Charts and diagrams as code:
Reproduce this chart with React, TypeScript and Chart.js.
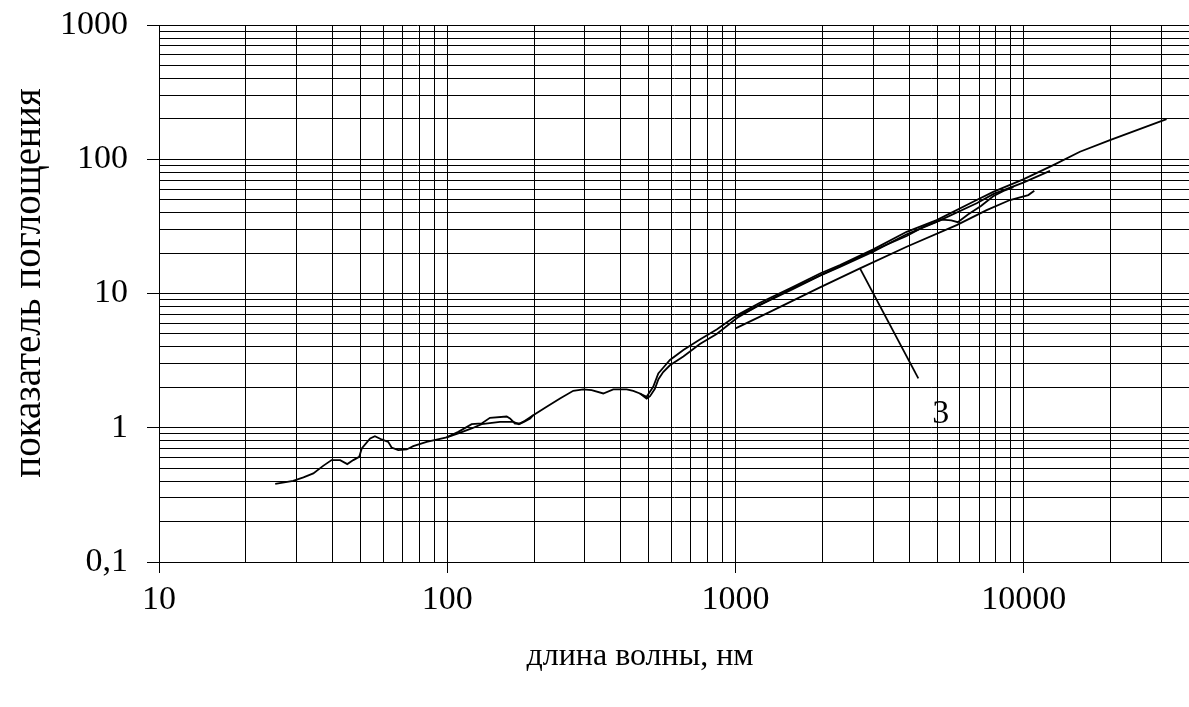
import React, { useEffect, useRef } from 'react';
import { Chart, registerables } from 'chart.js';

Chart.register(...registerables);

// ---- data ----
const mainX = [25.3, 29.2, 31.7, 34.3, 37.1, 39.7, 42.5, 45.0, 47.2, 49.5, 50.5, 54.0, 56.1, 59.2, 62.4, 64.1, 67.6, 72.3, 76.2, 84.8, 99.5, 109.2, 121.5, 131.6, 140.6, 160.7, 165.0, 171.7, 178.3, 186.0, 198.7, 221.2, 246.0, 273.5, 296.3, 316.8, 347.6, 376.5, 419.0, 441.7, 465.9, 491.5, 501.8, 518, 539.5, 561, 592, 659, 752, 860, 1014, 1210, 1585, 1963, 2302, 3003, 3922, 4984, 6861, 7831, 9952, 12650, 15650, 19890, 31260];
const mainY = [0.382, 0.402, 0.427, 0.457, 0.52, 0.574, 0.574, 0.536, 0.574, 0.607, 0.701, 0.832, 0.866, 0.818, 0.785, 0.713, 0.681, 0.689, 0.729, 0.785, 0.847, 0.932, 1.063, 1.076, 1.185, 1.213, 1.173, 1.076, 1.076, 1.126, 1.241, 1.431, 1.654, 1.884, 1.93, 1.907, 1.8, 1.93, 1.93, 1.884, 1.8, 1.7, 1.82, 2.02, 2.54, 2.8, 3.2, 3.8, 4.55, 5.4, 6.9, 8.5, 11.2, 14.1, 16.3, 21.3, 28.8, 35.2, 49.7, 57.2, 70.8, 90.5, 113.7, 139, 199];

const bumpX = [99.5, 109.2, 121.5, 131.6, 152.4, 169.4, 177.2, 184.4, 193.9, 198.7];
const bumpY = [0.847, 0.907, 0.988, 1.063, 1.107, 1.107, 1.063, 1.107, 1.173, 1.241];

const secondX = [465.9, 491.5, 505, 525, 540, 561, 592, 659, 752, 860, 1014, 1210, 1585, 1963, 2302, 3003, 3922, 4984, 6861, 7831, 9952, 12320];
const secondY = [1.8, 1.65, 1.72, 1.95, 2.3, 2.6, 2.92, 3.4, 4.2, 5.0, 6.6, 8.2, 10.8, 13.6, 15.8, 20.5, 27.6, 34.2, 47, 55, 67, 82];

const dipX = [1014, 1585, 2302, 3003, 3922, 4500, 5200, 5600, 5900, 6400, 7100, 7830, 8500, 9200];
const dipY = [6.75, 11.0, 16.0, 20.9, 26.8, 31.5, 35.5, 35.0, 34.0, 38.8, 44.8, 53, 58, 62];

const line3X = [1000, 1316, 1963, 2701, 3922, 5847, 7430, 8951, 10360, 10870];
const line3Y = [5.5, 7.3, 11.1, 15.4, 22.3, 32.3, 41.8, 49.7, 54.1, 58.3];

const pointerX = [2701, 4305];
const pointerY = [15.4, 2.33];

const curveLabel = '3';
const curveLabelX = 5150;
const curveLabelY = 1.26;

const xMajor = [10, 100, 1000, 10000];
const xMajorLabels = ['10', '100', '1000', '10000'];
const yMajor = [0.1, 1, 10, 100, 1000];
const yMajorLabels = ['0,1', '1', '10', '100', '1000'];

const X_MIN = 10;
const X_MAX = 37400;
const Y_MIN = 0.1;
const Y_MAX = 1000;

const xTitle = 'длина волны, нм';
const yTitle = 'показатель поглощения';

const FONT = '"Liberation Serif", "Times New Roman", serif';

function logTickValues(min: number, max: number): number[] {
  const out: number[] = [];
  for (let d = min; d <= max; d *= 10) {
    for (let m = 1; m <= 9; m++) {
      const v = parseFloat((m * d).toPrecision(8));
      if (v >= min && v <= max) out.push(v);
    }
  }
  return out;
}

function pts(xs: number[], ys: number[]) {
  return xs.map((x, i) => ({ x, y: ys[i] }));
}

const textPlugin = {
  id: 'texts',
  afterDraw(chart: any) {
    const ctx = chart.ctx;
    const xs = chart.scales.x;
    const ys = chart.scales.y;
    ctx.save();
    ctx.fillStyle = '#000';
    ctx.textAlign = 'center';
    ctx.textBaseline = 'middle';
    ctx.font = `34px ${FONT}`;
    ctx.fillText(curveLabel, xs.getPixelForValue(curveLabelX), ys.getPixelForValue(curveLabelY));
    ctx.font = `32px ${FONT}`;
    ctx.fillText(xTitle, 640, 657);
    ctx.translate(30, 283);
    ctx.rotate(-Math.PI / 2);
    ctx.font = `39px ${FONT}`;
    ctx.fillText(yTitle, 0, 0);
    ctx.restore();
  },
};

export default function App() {
  const ref = useRef<HTMLCanvasElement>(null);

  useEffect(() => {
    if (!ref.current) return;
    const ds = (xs: number[], ys: number[]) => ({
      data: pts(xs, ys),
      showLine: true,
      borderColor: '#000',
      backgroundColor: '#000',
      borderWidth: 1.8,
      pointRadius: 0,
      fill: false,
      tension: 0,
    });
    const xTicks = logTickValues(X_MIN, X_MAX);
    const yTicks = logTickValues(Y_MIN, Y_MAX);
    const chart = new Chart(ref.current, {
      type: 'scatter',
      data: {
        datasets: [
          ds(mainX, mainY),
          ds(bumpX, bumpY),
          ds(secondX, secondY),
          ds(dipX, dipY),
          ds(line3X, line3Y),
          ds(pointerX, pointerY),
        ],
      },
      options: {
        animation: false,
        responsive: false,
        maintainAspectRatio: false,
        layout: { padding: { top: 25, left: 0, right: 0, bottom: 0 } },
        plugins: { legend: { display: false }, tooltip: { enabled: false } },
        scales: {
          x: {
            type: 'logarithmic',
            position: 'bottom',
            min: X_MIN,
            max: X_MAX,
            afterBuildTicks: (s: any) => {
              s.ticks = xTicks.map((v) => ({ value: v }));
            },
            afterFit: (s: any) => {
              s.height = 145;
              s.paddingLeft = 0;
              s.paddingRight = 0;
              s.paddingTop = 0;
              s.paddingBottom = 0;
            },
            border: { color: '#000', width: 1 },
            grid: {
              color: '#000',
              lineWidth: 1,
              tickLength: 11,
              tickColor: (c: any) => (c.tick && xMajor.includes(c.tick.value) ? '#000' : 'rgba(0,0,0,0)'),
            },
            ticks: {
              autoSkip: false,
              maxRotation: 0,
              minRotation: 0,
              padding: 7,
              color: '#000',
              font: { family: FONT, size: 34 },
              callback: (v: any) => {
                const i = xMajor.indexOf(Number(v));
                return i >= 0 ? xMajorLabels[i] : '';
              },
            },
          },
          y: {
            type: 'logarithmic',
            position: 'left',
            min: Y_MIN,
            max: Y_MAX,
            afterBuildTicks: (s: any) => {
              s.ticks = yTicks.map((v) => ({ value: v }));
            },
            afterFit: (s: any) => {
              s.width = 159;
              s.paddingLeft = 0;
              s.paddingRight = 0;
              s.paddingTop = 0;
              s.paddingBottom = 0;
            },
            border: { color: '#000', width: 1 },
            grid: {
              color: '#000',
              lineWidth: 1,
              tickLength: 12,
              tickColor: (c: any) => (c.tick && yMajor.includes(c.tick.value) ? '#000' : 'rgba(0,0,0,0)'),
            },
            ticks: {
              autoSkip: false,
              padding: 19,
              color: '#000',
              font: { family: FONT, size: 34 },
              callback: (v: any) => {
                const i = yMajor.indexOf(Number(v));
                return i >= 0 ? yMajorLabels[i] : '';
              },
            },
          },
        },
      },
      plugins: [textPlugin],
    } as any);
    return () => chart.destroy();
  }, []);

  return (
    <div style={{ position: 'absolute', left: 0, top: 0, width: 1189, height: 707, background: '#fff' }}>
      <canvas ref={ref} width={1189} height={707} style={{ display: 'block' }} />
    </div>
  );
}
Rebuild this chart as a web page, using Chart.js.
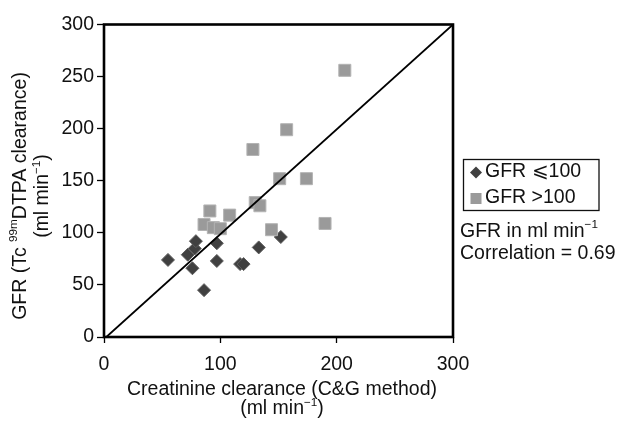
<!DOCTYPE html>
<html>
<head>
<meta charset="utf-8">
<script src="https://cdn.jsdelivr.net/npm/chart.js@4.4.1/dist/chart.umd.min.js"></script>
<style>
  body { margin: 0; background: #fff; }
  canvas { display: block; }
</style>
</head>
<body>
<canvas id="myChart" width="619" height="423"></canvas>
<script>
'use strict';

// GFR <= 100 (diamonds)
var lowX = [55, 72, 76, 78, 79, 86, 97, 97, 117, 120, 133, 152];
var lowY = [74, 79, 66, 85, 92, 45, 90, 73, 70, 70, 86, 96];
// GFR > 100 (squares)
var highX = [86, 91, 94, 100, 108, 128, 130, 134, 144, 151, 157, 174, 190, 207];
var highY = [108, 121, 105, 104, 117, 180, 129, 126, 103, 152, 199, 152, 109, 256];
// line of identity, as drawn
var lineX = [2, 300];
var lineY = [0, 300];

var xTicks = [0, 100, 200, 300];
var yTicks = [0, 50, 100, 150, 200, 250, 300];

var FONT = "'Liberation Sans', Arial, sans-serif";
var FS = 19.5;

function pts(xs, ys) {
  return xs.map(function(x, i) { return { x: x, y: ys[i] }; });
}

// text with superscript parts: [text, isSup]
function drawRich(ctx, parts, x, y, align) {
  var total = 0;
  parts.forEach(function(p) {
    ctx.font = (p[1] ? FS * 0.6 : FS) + 'px ' + FONT;
    total += ctx.measureText(p[0]).width;
  });
  var cx = align === 'left' ? x : x - total / 2;
  ctx.textAlign = 'left';
  ctx.textBaseline = 'middle';
  parts.forEach(function(p) {
    ctx.font = (p[1] ? FS * 0.6 : FS) + 'px ' + FONT;
    ctx.fillText(p[0], cx, p[1] ? y - FS * 0.34 : y);
    cx += ctx.measureText(p[0]).width;
  });
}

var extras = {
  id: 'extras',
  afterDatasetsDraw: function(chart) {
    var a = chart.chartArea, ctx = chart.ctx;
    ctx.save();
    ctx.strokeStyle = '#000';
    ctx.lineWidth = 2.6;
    ctx.strokeRect(a.left, a.top, a.right - a.left, a.bottom - a.top);
    ctx.restore();
  },
  afterDraw: function(chart) {
    var ctx = chart.ctx;
    ctx.save();
    ctx.fillStyle = '#111';

    // x axis title
    drawRich(ctx, [['Creatinine clearance (C&G method)', false]], 282, 390, 'center');
    drawRich(ctx, [['(ml min', false], ['\u22121', true], [')', false]], 282, 409, 'center');

    // y axis title
    ctx.save();
    ctx.translate(20.5, 196);
    ctx.rotate(-Math.PI / 2);
    drawRich(ctx, [['GFR (Tc ', false], ['99m', true], ['DTPA clearance)', false]], 0, 0, 'center');
    ctx.restore();
    ctx.save();
    ctx.translate(43, 196);
    ctx.rotate(-Math.PI / 2);
    drawRich(ctx, [['(ml min', false], ['\u22121', true], [')', false]], 0, 0, 'center');
    ctx.restore();

    // legend box
    ctx.strokeStyle = '#111';
    ctx.lineWidth = 1.3;
    ctx.strokeRect(463.5, 159.5, 135.5, 51);
    ctx.fillStyle = '#404040';
    ctx.beginPath();
    ctx.moveTo(476, 166.5);
    ctx.lineTo(482, 172.5);
    ctx.lineTo(476, 178.5);
    ctx.lineTo(470, 172.5);
    ctx.closePath();
    ctx.fill();
    ctx.fillStyle = '#9a9a9a';
    ctx.fillRect(470.5, 193, 11, 11);
    ctx.fillStyle = '#111';
    drawRich(ctx, [['GFR \u2a7d100', false]], 485, 172, 'left');
    drawRich(ctx, [['GFR >100', false]], 485, 197.5, 'left');

    // notes
    drawRich(ctx, [['GFR in ml min', false], ['\u22121', true]], 460, 231.5, 'left');
    drawRich(ctx, [['Correlation = 0.69', false]], 460, 254, 'left');
    ctx.restore();
  }
};

var ctx = document.getElementById('myChart').getContext('2d');

var chart = new Chart(ctx, {
  type: 'scatter',
  data: {
    datasets: [{
      label: 'Identity',
      data: pts(lineX, lineY),
      showLine: true,
      pointRadius: 0,
      borderColor: '#000',
      borderWidth: 1.8,
      order: 0
    },
    {
      label: 'GFR >100',
      data: pts(highX, highY),
      pointStyle: 'rect',
      pointRadius: 8.5,
      backgroundColor: '#9a9a9a',
      borderColor: '#b4b4b4',
      borderWidth: 1,
      order: 1
    },
    {
      label: 'GFR \u2a7d100',
      data: pts(lowX, lowY),
      pointStyle: 'rectRot',
      pointRadius: 6.5,
      backgroundColor: '#404040',
      borderColor: '#5c5c5c',
      borderWidth: 1,
      order: 2
    }]
  },
  options: {
    responsive: false,
    animation: false,
    devicePixelRatio: 1,
    layout: { padding: { left: 0, top: 24.5, right: 166, bottom: 0 } },
    plugins: {
      legend: { display: false },
      tooltip: { enabled: false }
    },
    scales: {
      x: {
        type: 'linear',
        min: 0,
        max: 300,
        afterFit: function(scale) { scale.height = 86; },
        afterBuildTicks: function(scale) {
          scale.ticks = xTicks.map(function(v) { return { value: v }; });
        },
        ticks: {
          color: '#111',
          padding: 10,
          maxRotation: 0,
          font: { family: FONT, size: FS }
        },
        grid: { drawOnChartArea: false, color: '#000', tickLength: 6, tickWidth: 1.3 },
        border: { display: false }
      },
      y: {
        type: 'linear',
        min: 0,
        max: 300,
        afterFit: function(scale) { scale.width = 104; },
        afterBuildTicks: function(scale) {
          scale.ticks = yTicks.map(function(v) { return { value: v }; });
        },
        ticks: {
          color: '#111',
          padding: 3,
          font: { family: FONT, size: FS }
        },
        grid: { drawOnChartArea: false, color: '#000', tickLength: 7, tickWidth: 1.3 },
        border: { display: false }
      }
    }
  },
  plugins: [extras]
});
</script>
</body>
</html>
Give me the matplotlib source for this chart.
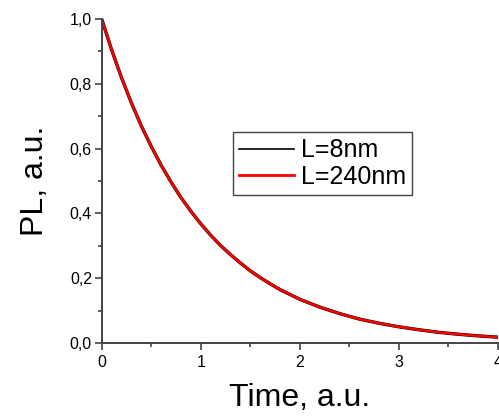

■ **TO DO**
Give back, unchanged, each line from the one containing "Rebuild this chart" through the one containing "var FS = 19.5;". Pictures are to be left out.

■ **THE RESULT**
Rebuild this chart as a web page, using Chart.js.
<!DOCTYPE html>
<html>
<head>
<meta charset="utf-8">
<script src="https://cdn.jsdelivr.net/npm/chart.js@4.4.1/dist/chart.umd.min.js"></script>
<style>
  body { margin: 0; background: #fff; }
  canvas { display: block; }
</style>
</head>
<body>
<canvas id="myChart" width="619" height="423"></canvas>
<script>
'use strict';

// GFR <= 100 (diamonds)
var lowX = [55, 72, 76, 78, 79, 86, 97, 97, 117, 120, 133, 152];
var lowY = [74, 79, 66, 85, 92, 45, 90, 73, 70, 70, 86, 96];
// GFR > 100 (squares)
var highX = [86, 91, 94, 100, 108, 128, 130, 134, 144, 151, 157, 174, 190, 207];
var highY = [108, 121, 105, 104, 117, 180, 129, 126, 103, 152, 199, 152, 109, 256];
// line of identity, as drawn
var lineX = [2, 300];
var lineY = [0, 300];

var xTicks = [0, 100, 200, 300];
var yTicks = [0, 50, 100, 150, 200, 250, 300];

var FONT = "'Liberation Sans', Arial, sans-serif";
var FS = 19.5;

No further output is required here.